### WHAT IS BEING ASKED
Look through the listing below for the line containing "Write a Python". Copy it and each line after it up to and including the line containing "from matplotlib.lines import Line2D", exactly, leaving out pictures.

### Figure scripts
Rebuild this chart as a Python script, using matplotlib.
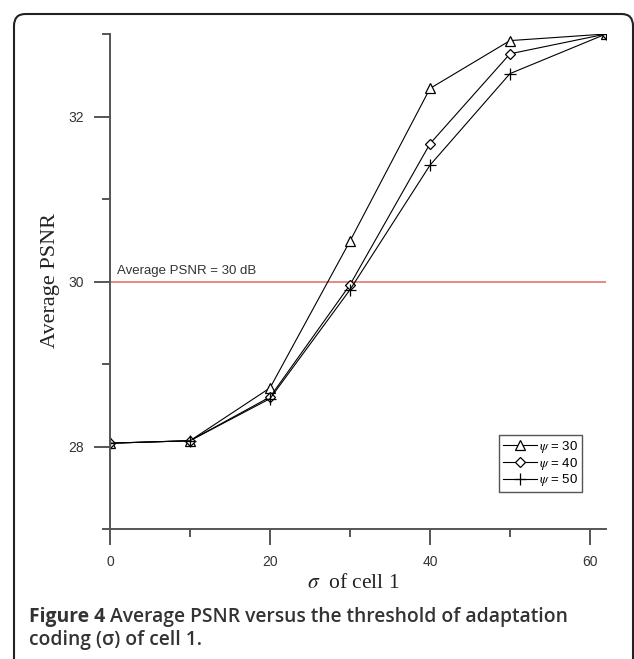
import matplotlib
matplotlib.use("Agg")
import matplotlib.pyplot as plt
from matplotlib.patches import FancyBboxPatch
from matplotlib.ticker import MultipleLocator

# ---- data ----
sigma = [0, 10, 20, 30, 40, 50, 62]
psnr_psi30 = [28.04, 28.07, 28.71, 30.49, 32.34, 32.92, 33.0]
psnr_psi40 = [28.04, 28.07, 28.60, 29.96, 31.67, 32.76, 33.0]
psnr_psi50 = [28.04, 28.07, 28.58, 29.90, 31.41, 32.52, 33.0]
labels = [r"$\psi$ = 30", r"$\psi$ = 40", r"$\psi$ = 50"]
threshold = 30
threshold_label = "Average PSNR = 30 dB"
xlabel = r"$\sigma$  of cell 1"
ylabel = "Average PSNR"
caption_bold = "Figure 4"
caption_rest1 = " Average PSNR versus the threshold of adaptation"
caption_rest2 = "coding (σ) of cell 1."

plt.rcParams["mathtext.fontset"] = "stix"

W, H = 634, 659
fig = plt.figure(figsize=(W / 100, H / 100), dpi=100)

# rounded frame (bottom runs off the image)
frame = FancyBboxPatch((14 / W, -30 / H), (633 - 14) / W, (H - 14 + 30) / H,
                       boxstyle="round,pad=0,rounding_size=0.018",
                       transform=fig.transFigure, fill=False,
                       edgecolor="#222222", linewidth=1.5, clip_on=False)
fig.patches.append(frame)

ax_l, ax_r, ax_t, ax_b = 110, 606, 34, 529
ax = fig.add_axes([ax_l / W, 1 - ax_b / H, (ax_r - ax_l) / W, (ax_b - ax_t) / H])
ax.set_xlim(0, 62)
ax.set_ylim(27, 33)
for s in ["top", "right"]:
    ax.spines[s].set_visible(False)
for s in ["left", "bottom"]:
    ax.spines[s].set_color("#555555")
    ax.spines[s].set_linewidth(1.4)

ax.xaxis.set_major_locator(MultipleLocator(20))
ax.xaxis.set_minor_locator(MultipleLocator(10))
ax.yaxis.set_major_locator(MultipleLocator(2))
ax.yaxis.set_minor_locator(MultipleLocator(1))
ax.tick_params(which="major", direction="out", length=11.5, width=1.4,
               color="#555555", labelsize=10, labelcolor="#333333", pad=7)
ax.tick_params(which="minor", direction="out", length=5.8, width=1.4,
               color="#555555")
for lab in ax.get_xticklabels() + ax.get_yticklabels():
    lab.set_fontfamily("Liberation Sans")

# threshold line
ax.axhline(threshold, color="#e06a5a", lw=1.1, zorder=1)
ax.text(0.9, threshold + 0.05, threshold_label, fontsize=9.5,
        family="Liberation Sans", color="#333333", va="bottom", ha="left")

kw = dict(color="black", lw=0.8, mfc="white", mec="black", mew=0.9)
ax.plot(sigma, psnr_psi30, marker="^", ms=7, label=labels[0], **kw)
ax.plot(sigma, psnr_psi40, marker="D", ms=5, label=labels[1], **kw)
ax.plot(sigma, psnr_psi50, marker="+", ms=9, label=labels[2], **kw)

leg = ax.legend(loc="upper left", bbox_to_anchor=((499 - ax_l) / (ax_r - ax_l), (ax_b - 435) / (ax_b - ax_t)),
                borderaxespad=0, fancybox=False, framealpha=1, edgecolor="#555555",
                prop={"family": "Liberation Sans", "size": 9.5},
                handlelength=2.6, handletextpad=0.1, labelspacing=0.05,
                borderpad=0.3)
leg.get_frame().set_linewidth(1.0)

fig.text(51 / W, 1 - 280 / H, ylabel, rotation=90, ha="center", va="center",
         family="Liberation Serif", fontsize=16, color="#222222")
fig.text(353 / W, 1 - 583 / H, xlabel, ha="center", va="center",
         family="Liberation Serif", fontsize=15.5, color="#222222")

capcolor = "#333333"
fs = 13.9
t1 = fig.text(29 / W, 1 - 622 / H, caption_bold, ha="left", va="baseline",
              family="Open Sans", weight="bold", fontsize=fs, color=capcolor)
fig.canvas.draw()
ax.annotate(caption_rest1, xy=(1, 0), xycoords=t1, va="bottom", ha="left",
            family="Open Sans", weight="semibold", fontsize=fs, color=capcolor,
            annotation_clip=False)
fig.text(29 / W, 1 - 645 / H, caption_rest2, ha="left", va="baseline",
         family="Open Sans", weight="semibold", fontsize=fs, color=capcolor)

fig.savefig("out.png", dpi=100)
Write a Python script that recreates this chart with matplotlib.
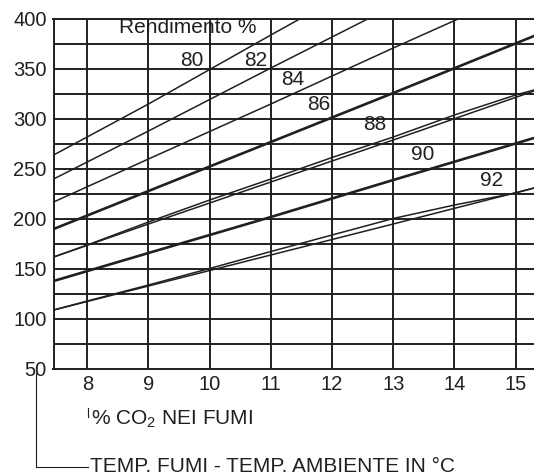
import matplotlib
matplotlib.use("Agg")
import matplotlib.pyplot as plt
from matplotlib.lines import Line2D

# % CO2 in flue gas (x) and temperature difference flue - ambient (y)
co2 = [7.45, 9, 11, 13, 15.3]
t80 = [264, 315, 384, 452, 530]
t82 = [240, 288, 351, 413, 485]
t84 = [217, 260, 315, 371, 434]
t86 = [190, 228, 277, 326, 383]
t88 = [162, 195, 237, 279, 328]
t90 = [138, 166, 202, 239, 281]
t92 = [109, 133, 164, 195, 231]

# second (slightly bowed) curve for 88 and 92
co2_b = [7.45, 8, 9, 10, 11, 12, 13, 14, 15, 15.3]
t88b = [162, 174, 197, 219, 240, 261.5, 282, 304, 324, 329]
t92b = [109, 118, 134, 150.5, 167.5, 184, 200.5, 214, 226, 231]

eff_names = ['80', '82', '84', '86', '88', '90', '92']
eff_x = [9.71, 10.75, 11.35, 11.79, 12.69, 13.48, 14.6]
eff_y = [358, 358, 339.5, 314.5, 294.5, 264, 238.5]

x_ticks = [8, 9, 10, 11, 12, 13, 14, 15]
y_ticks = [50, 100, 150, 200, 250, 300, 350, 400]

ink = '#231f20'
plt.rcParams['font.family'] = ['Liberation Sans', 'DejaVu Sans']
plt.rcParams['mathtext.fontset'] = 'custom'
plt.rcParams['mathtext.rm'] = 'Liberation Sans'

W, H = 534, 476
fig = plt.figure(figsize=(W / 100, H / 100), dpi=100)
ax = fig.add_axes([53.5 / W, 1 - 369 / H, 1 - 53.5 / W, 350 / H])

ax.set_xlim(7.448, 15.3)
ax.set_ylim(50, 400)
ax.set_xticks(x_ticks)
ax.set_yticks(y_ticks)
ax.set_yticks([v + 25 for v in y_ticks[:-1]], minor=True)
ax.grid(True, which='both', color=ink, lw=1.4)
ax.set_axisbelow(True)
ax.tick_params(which='both', length=0, labelsize=14.5, colors=ink)
ax.tick_params(axis='y', pad=5)
ax.tick_params(axis='x', pad=4)
for s in ['left', 'top', 'bottom']:
    ax.spines[s].set_color(ink)
    ax.spines[s].set_linewidth(1.4)
ax.spines['right'].set_visible(False)

thin = dict(color=ink, lw=1.1, zorder=3)
thick = dict(color=ink, lw=1.9, zorder=3)
ax.plot(co2, t80, **thin)
ax.plot(co2, t82, **thin)
ax.plot(co2, t84, **thin)
ax.plot(co2, t86, **thick)
ax.plot(co2, t88, **thin)
ax.plot(co2_b, t88b, **thin)
ax.plot(co2, t90, **thick)
ax.plot(co2, t92, **thin)
ax.plot(co2_b, t92b, **thin)

ax.text(8.52, 391.5, 'Rendimento %', fontsize=15, color=ink,
        ha='left', va='center', zorder=4)
for name, x, y in zip(eff_names, eff_x, eff_y):
    ax.text(x, y, name, fontsize=15, color=ink, ha='center', va='center', zorder=4)

# axis captions with leader lines
fig.text(91 / W, 1 - 419.5 / H, '% CO$_{\\mathregular{2}}$ NEI FUMI', fontsize=15,
         color=ink, ha='left', va='center')
fig.text(90 / W, 1 - 466.5 / H, 'TEMP. FUMI - TEMP. AMBIENTE IN °C', fontsize=15,
         color=ink, ha='left', va='center')
fig.add_artist(Line2D([87.7 / W, 87.7 / W], [1 - 408 / H, 1 - 417 / H],
                      transform=fig.transFigure, color=ink, lw=0.8))
fig.add_artist(Line2D([35.7 / W, 35.7 / W, 88 / W],
                      [1 - 373 / H, 1 - 466.7 / H, 1 - 466.7 / H],
                      transform=fig.transFigure, color=ink, lw=0.8))

fig.savefig('out.png', dpi=100)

### THE RESPONSE
Write a Python script that recreates this chart with matplotlib.
import matplotlib
matplotlib.use("Agg")
import matplotlib.pyplot as plt
from matplotlib.lines import Line2D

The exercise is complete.